> _Exercise brief_
Return the listing word for word, as given.

-- Start of Supplied data --

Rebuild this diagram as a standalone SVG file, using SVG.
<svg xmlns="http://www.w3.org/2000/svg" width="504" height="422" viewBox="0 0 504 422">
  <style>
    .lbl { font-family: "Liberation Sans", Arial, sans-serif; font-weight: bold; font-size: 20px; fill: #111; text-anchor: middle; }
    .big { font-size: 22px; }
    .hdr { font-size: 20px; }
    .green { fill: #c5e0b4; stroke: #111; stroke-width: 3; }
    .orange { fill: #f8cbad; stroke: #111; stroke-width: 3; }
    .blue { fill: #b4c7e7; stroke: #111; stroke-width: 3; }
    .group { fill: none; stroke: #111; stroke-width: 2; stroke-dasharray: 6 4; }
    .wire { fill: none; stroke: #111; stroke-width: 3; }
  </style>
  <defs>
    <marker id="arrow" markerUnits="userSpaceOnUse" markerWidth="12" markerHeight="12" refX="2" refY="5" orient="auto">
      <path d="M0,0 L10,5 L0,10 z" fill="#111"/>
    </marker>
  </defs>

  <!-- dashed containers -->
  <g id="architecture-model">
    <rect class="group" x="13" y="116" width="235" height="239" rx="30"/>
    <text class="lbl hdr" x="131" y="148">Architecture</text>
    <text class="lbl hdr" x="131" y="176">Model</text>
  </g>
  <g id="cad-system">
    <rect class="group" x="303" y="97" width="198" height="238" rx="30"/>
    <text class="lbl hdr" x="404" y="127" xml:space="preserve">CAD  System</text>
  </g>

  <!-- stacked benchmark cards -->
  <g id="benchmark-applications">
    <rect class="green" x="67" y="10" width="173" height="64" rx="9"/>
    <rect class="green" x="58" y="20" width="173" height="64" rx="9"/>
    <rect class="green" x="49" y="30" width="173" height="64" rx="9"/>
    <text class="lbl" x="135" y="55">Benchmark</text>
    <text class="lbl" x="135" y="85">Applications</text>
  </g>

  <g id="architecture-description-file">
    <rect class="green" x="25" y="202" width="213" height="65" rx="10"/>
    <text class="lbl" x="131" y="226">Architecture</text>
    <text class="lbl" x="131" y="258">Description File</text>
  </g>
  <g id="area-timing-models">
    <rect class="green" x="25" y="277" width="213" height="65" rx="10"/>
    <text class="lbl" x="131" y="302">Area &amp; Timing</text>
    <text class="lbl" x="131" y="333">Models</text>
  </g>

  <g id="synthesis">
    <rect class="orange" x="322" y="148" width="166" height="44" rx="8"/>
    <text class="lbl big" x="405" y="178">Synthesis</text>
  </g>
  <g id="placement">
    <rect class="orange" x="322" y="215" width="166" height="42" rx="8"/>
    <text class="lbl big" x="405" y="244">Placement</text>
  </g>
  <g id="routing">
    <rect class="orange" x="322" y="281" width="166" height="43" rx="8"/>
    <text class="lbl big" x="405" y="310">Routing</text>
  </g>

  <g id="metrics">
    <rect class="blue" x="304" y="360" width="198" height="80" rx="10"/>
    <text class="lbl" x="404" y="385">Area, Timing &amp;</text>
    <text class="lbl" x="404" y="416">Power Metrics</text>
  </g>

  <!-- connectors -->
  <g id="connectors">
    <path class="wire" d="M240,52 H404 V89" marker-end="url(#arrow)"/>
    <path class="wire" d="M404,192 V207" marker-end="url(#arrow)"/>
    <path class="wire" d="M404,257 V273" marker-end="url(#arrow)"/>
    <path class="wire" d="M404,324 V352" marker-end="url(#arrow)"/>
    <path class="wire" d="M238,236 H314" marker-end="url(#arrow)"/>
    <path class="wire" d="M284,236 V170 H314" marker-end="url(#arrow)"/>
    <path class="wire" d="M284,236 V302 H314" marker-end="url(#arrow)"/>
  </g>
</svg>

-- End of Supplied data --

> _Answer for the task_
Rebuild this diagram as a standalone SVG file, using SVG.
<svg xmlns="http://www.w3.org/2000/svg" width="504" height="422" viewBox="0 0 504 422">
  <style>
    .lbl { font-family: "Liberation Sans", Arial, sans-serif; font-weight: bold; font-size: 20px; fill: #111; text-anchor: middle; }
    .big { font-size: 22px; }
    .hdr { font-size: 20px; }
    .green { fill: #c5e0b4; stroke: #111; stroke-width: 3; }
    .orange { fill: #f8cbad; stroke: #111; stroke-width: 3; }
    .blue { fill: #b4c7e7; stroke: #111; stroke-width: 3; }
    .group { fill: none; stroke: #111; stroke-width: 2; stroke-dasharray: 6 4; }
    .wire { fill: none; stroke: #111; stroke-width: 3; }
  </style>
  <defs>
    <marker id="arrow" markerUnits="userSpaceOnUse" markerWidth="12" markerHeight="12" refX="2" refY="5" orient="auto">
      <path d="M0,0 L10,5 L0,10 z" fill="#111"/>
    </marker>
  </defs>

  <!-- dashed containers -->
  <g id="architecture-model">
    <rect class="group" x="13" y="116" width="235" height="239" rx="30"/>
    <text class="lbl hdr" x="131" y="148">Architecture</text>
    <text class="lbl hdr" x="131" y="176">Model</text>
  </g>
  <g id="cad-system">
    <rect class="group" x="303" y="97" width="198" height="238" rx="30"/>
    <text class="lbl hdr" x="404" y="127" xml:space="preserve">CAD  System</text>
  </g>

  <!-- stacked benchmark cards -->
  <g id="benchmark-applications">
    <rect class="green" x="67" y="10" width="173" height="64" rx="9"/>
    <rect class="green" x="58" y="20" width="173" height="64" rx="9"/>
    <rect class="green" x="49" y="30" width="173" height="64" rx="9"/>
    <text class="lbl" x="135" y="55">Benchmark</text>
    <text class="lbl" x="135" y="85">Applications</text>
  </g>

  <g id="architecture-description-file">
    <rect class="green" x="25" y="202" width="213" height="65" rx="10"/>
    <text class="lbl" x="131" y="226">Architecture</text>
    <text class="lbl" x="131" y="258">Description File</text>
  </g>
  <g id="area-timing-models">
    <rect class="green" x="25" y="277" width="213" height="65" rx="10"/>
    <text class="lbl" x="131" y="302">Area &amp; Timing</text>
    <text class="lbl" x="131" y="333">Models</text>
  </g>

  <g id="synthesis">
    <rect class="orange" x="322" y="148" width="166" height="44" rx="8"/>
    <text class="lbl big" x="405" y="178">Synthesis</text>
  </g>
  <g id="placement">
    <rect class="orange" x="322" y="215" width="166" height="42" rx="8"/>
    <text class="lbl big" x="405" y="244">Placement</text>
  </g>
  <g id="routing">
    <rect class="orange" x="322" y="281" width="166" height="43" rx="8"/>
    <text class="lbl big" x="405" y="310">Routing</text>
  </g>

  <g id="metrics">
    <rect class="blue" x="304" y="360" width="198" height="80" rx="10"/>
    <text class="lbl" x="404" y="385">Area, Timing &amp;</text>
    <text class="lbl" x="404" y="416">Power Metrics</text>
  </g>

  <!-- connectors -->
  <g id="connectors">
    <path class="wire" d="M240,52 H404 V89" marker-end="url(#arrow)"/>
    <path class="wire" d="M404,192 V207" marker-end="url(#arrow)"/>
    <path class="wire" d="M404,257 V273" marker-end="url(#arrow)"/>
    <path class="wire" d="M404,324 V352" marker-end="url(#arrow)"/>
    <path class="wire" d="M238,236 H314" marker-end="url(#arrow)"/>
    <path class="wire" d="M284,236 V170 H314" marker-end="url(#arrow)"/>
    <path class="wire" d="M284,236 V302 H314" marker-end="url(#arrow)"/>
  </g>
</svg>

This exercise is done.